8. Intelligence interview: obtaining information, not customarily under controlled conditions, by questioning a person who is aware of the nature and perhaps of the significance of his answers but who is ordinarily unaware of the purposes and specific intelligence affiliations of the interviewer.

III. Legal and Policy Considerations

The legislation which founded KUBARK specifically denied it any law-enforcement or police powers. Yet detention in a controlled environment and perhaps for a lengthy period is frequently essential to a successful counterintelligence interrogation of a recalcitrant source. [approx. three lines deleted] This necessity, obviously, should be determined as early as possible.

The legality of detaining and questioning a person, and of the methods employed, [approx. 10 lines deleted]

Detention poses the most common of the legal problems. KUBARK has no independent legal authority to detain anyone against his will, [approx. 4 lines deleted] The haste in which some KUBARK interrogations have been conducted has not always been the product of impatience. Some security services, especially those of the Sino-Soviet Bloc, may work at leisure, depending upon time as well as their own methods to melt recalcitrance. KUBARK usually cannot.
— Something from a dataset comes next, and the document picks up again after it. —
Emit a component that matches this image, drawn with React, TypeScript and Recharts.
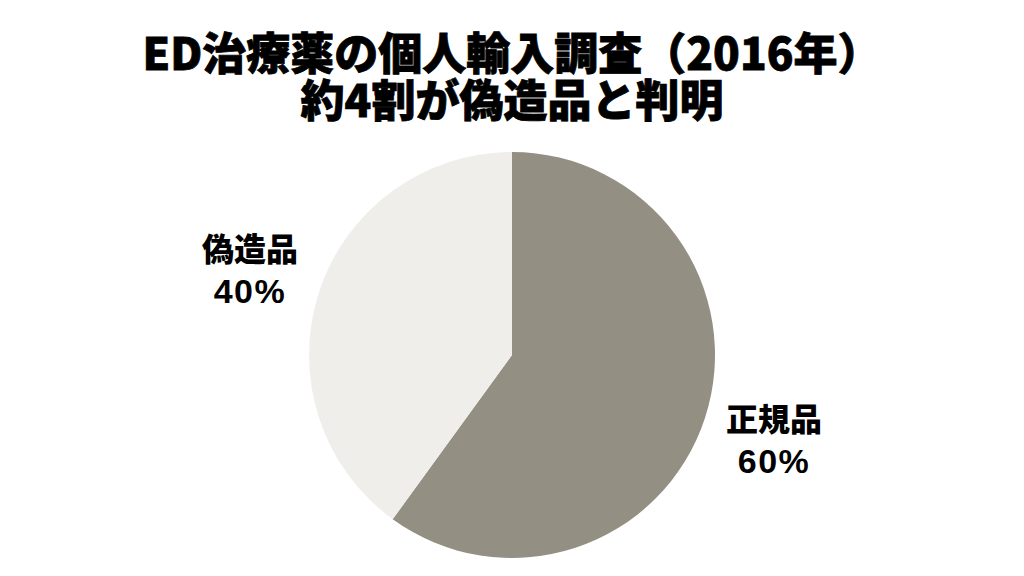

Accordingly, unless it is considered that the prospective interrogatee is cooperative and will remain so indefinitely, the first step in planning an interrogation is to determine how long the source can be held. The choice of methods depends in part upon the answer to this question.

[approx. 15 lines deleted]

The handling and questioning of defectors are subject to the provisions of [one or two words deleted] Directive No. 4: to its related Chief/KUBARK Directives, principally [approx. 1/2 line deleted] Book Dispatch [one or two words deleted] and to pertinent [one or two words deleted]. Those concerned with the interrogation of defectors, escapees, refugees, or repatriates should know these references.
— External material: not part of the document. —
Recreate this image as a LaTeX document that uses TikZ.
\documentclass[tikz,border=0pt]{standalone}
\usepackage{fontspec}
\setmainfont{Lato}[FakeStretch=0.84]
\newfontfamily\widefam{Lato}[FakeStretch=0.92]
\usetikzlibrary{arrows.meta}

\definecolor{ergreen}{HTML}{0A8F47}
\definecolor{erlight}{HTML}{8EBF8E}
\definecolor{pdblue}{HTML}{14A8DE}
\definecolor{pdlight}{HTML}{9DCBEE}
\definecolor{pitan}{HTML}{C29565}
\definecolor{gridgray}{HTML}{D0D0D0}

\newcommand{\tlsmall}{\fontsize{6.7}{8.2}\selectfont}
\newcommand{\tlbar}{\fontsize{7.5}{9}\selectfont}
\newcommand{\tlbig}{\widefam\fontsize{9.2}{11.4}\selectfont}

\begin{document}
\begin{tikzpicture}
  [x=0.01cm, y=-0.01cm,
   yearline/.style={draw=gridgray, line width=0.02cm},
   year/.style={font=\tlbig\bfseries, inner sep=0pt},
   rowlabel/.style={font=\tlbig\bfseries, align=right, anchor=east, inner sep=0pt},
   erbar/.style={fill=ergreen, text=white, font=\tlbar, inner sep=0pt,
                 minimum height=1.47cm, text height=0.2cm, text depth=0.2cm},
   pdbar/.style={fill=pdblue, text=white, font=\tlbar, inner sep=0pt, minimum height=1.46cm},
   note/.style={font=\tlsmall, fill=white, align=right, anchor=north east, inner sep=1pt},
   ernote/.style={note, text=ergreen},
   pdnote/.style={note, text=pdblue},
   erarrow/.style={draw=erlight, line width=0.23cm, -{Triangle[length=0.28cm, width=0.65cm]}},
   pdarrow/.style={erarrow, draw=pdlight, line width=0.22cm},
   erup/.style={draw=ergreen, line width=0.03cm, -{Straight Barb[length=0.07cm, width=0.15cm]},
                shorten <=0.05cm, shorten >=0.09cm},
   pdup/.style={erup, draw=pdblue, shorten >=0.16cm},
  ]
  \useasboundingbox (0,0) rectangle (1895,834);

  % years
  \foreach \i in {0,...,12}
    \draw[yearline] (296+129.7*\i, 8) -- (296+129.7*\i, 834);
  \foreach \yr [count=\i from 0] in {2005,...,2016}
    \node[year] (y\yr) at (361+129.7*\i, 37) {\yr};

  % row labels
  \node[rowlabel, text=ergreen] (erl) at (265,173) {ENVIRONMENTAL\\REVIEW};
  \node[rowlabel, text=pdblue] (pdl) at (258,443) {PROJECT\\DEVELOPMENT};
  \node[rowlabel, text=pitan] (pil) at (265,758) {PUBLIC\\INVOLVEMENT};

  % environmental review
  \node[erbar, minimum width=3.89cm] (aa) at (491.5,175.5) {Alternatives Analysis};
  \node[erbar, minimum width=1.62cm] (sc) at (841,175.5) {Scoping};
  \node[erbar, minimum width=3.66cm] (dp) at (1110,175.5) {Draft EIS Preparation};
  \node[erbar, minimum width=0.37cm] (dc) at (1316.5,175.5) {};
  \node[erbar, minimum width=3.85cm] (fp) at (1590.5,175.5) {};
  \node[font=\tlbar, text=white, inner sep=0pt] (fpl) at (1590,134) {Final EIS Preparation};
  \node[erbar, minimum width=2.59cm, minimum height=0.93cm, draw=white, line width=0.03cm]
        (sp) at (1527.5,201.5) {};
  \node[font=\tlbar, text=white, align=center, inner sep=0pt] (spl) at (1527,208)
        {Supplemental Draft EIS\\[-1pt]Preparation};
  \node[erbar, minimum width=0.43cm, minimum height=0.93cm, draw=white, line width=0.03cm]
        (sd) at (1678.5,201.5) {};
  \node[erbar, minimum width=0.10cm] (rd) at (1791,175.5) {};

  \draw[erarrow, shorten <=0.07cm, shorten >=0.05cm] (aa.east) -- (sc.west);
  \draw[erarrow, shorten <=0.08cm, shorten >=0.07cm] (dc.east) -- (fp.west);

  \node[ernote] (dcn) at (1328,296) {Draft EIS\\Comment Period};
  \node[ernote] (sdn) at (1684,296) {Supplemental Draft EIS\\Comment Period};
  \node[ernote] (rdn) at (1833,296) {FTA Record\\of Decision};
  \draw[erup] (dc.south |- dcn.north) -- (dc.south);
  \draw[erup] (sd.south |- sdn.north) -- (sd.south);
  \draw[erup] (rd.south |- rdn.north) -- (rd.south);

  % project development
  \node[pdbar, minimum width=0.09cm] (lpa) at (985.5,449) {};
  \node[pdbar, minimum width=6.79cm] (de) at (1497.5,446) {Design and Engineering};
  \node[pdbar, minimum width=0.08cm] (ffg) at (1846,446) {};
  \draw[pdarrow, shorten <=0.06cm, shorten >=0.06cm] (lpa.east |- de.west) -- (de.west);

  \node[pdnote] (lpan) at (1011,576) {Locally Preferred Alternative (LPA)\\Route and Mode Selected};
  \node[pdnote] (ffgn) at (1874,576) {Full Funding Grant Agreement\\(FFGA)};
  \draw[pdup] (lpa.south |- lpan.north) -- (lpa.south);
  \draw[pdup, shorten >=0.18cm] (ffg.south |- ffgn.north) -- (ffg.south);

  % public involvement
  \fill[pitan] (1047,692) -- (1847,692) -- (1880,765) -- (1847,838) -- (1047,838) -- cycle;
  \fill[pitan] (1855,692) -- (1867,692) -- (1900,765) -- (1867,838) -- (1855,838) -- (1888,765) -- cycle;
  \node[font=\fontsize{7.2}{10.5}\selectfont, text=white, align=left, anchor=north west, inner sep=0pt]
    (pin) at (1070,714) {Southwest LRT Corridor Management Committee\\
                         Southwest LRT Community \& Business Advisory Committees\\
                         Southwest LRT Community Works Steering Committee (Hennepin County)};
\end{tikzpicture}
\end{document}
The kinds of counterintelligence information to be sought in a CI interrogation are stated generally in Chief/KUBARK Directive and in greater detail in Book Dispatch [approx. 1/3 line deleted].

The interrogation of PBPRIME citizens poses special problems. First, such interrogations should not be conducted for reasons lying outside the sphere of KUBARK' s responsibilities. For example, the [approx. 2/3 line deleted] but should not normally become directly involved. Clandestine activity conducted abroad on behalf of a foreign power by a private PBPRIME citizens does fall within KUBARK's investigative and interrogative responsibilities. However, any investigation, interrogation, or interview of a PBPRIME citizen which is conducted abroad because it be known or suspected that he is engaged in clandestine activities directed against PBPRIME security interests requires the prior and personal approval of Chief/KUDESK or of his deputy.

Since 4 October 1961, extraterritorial application has been given to the Espionage Act, making it henceforth possible to prosecute in the Federal Courts any PBPRIME citizen who violates the statutes of this Act in foreign countries. ODENVY has requested that it be informed, in advance if time permits, if any investigative steps are undertaken in these cases. Since KUBARK employees cannot be witnesses in court, each investigation must be conducted in such a manner that evidence obtained may be properly introduced if the case comes to trial. [approx. 1 line deleted] states policy and procedures for the conduct of investigations of PBPRIME citizens abroad.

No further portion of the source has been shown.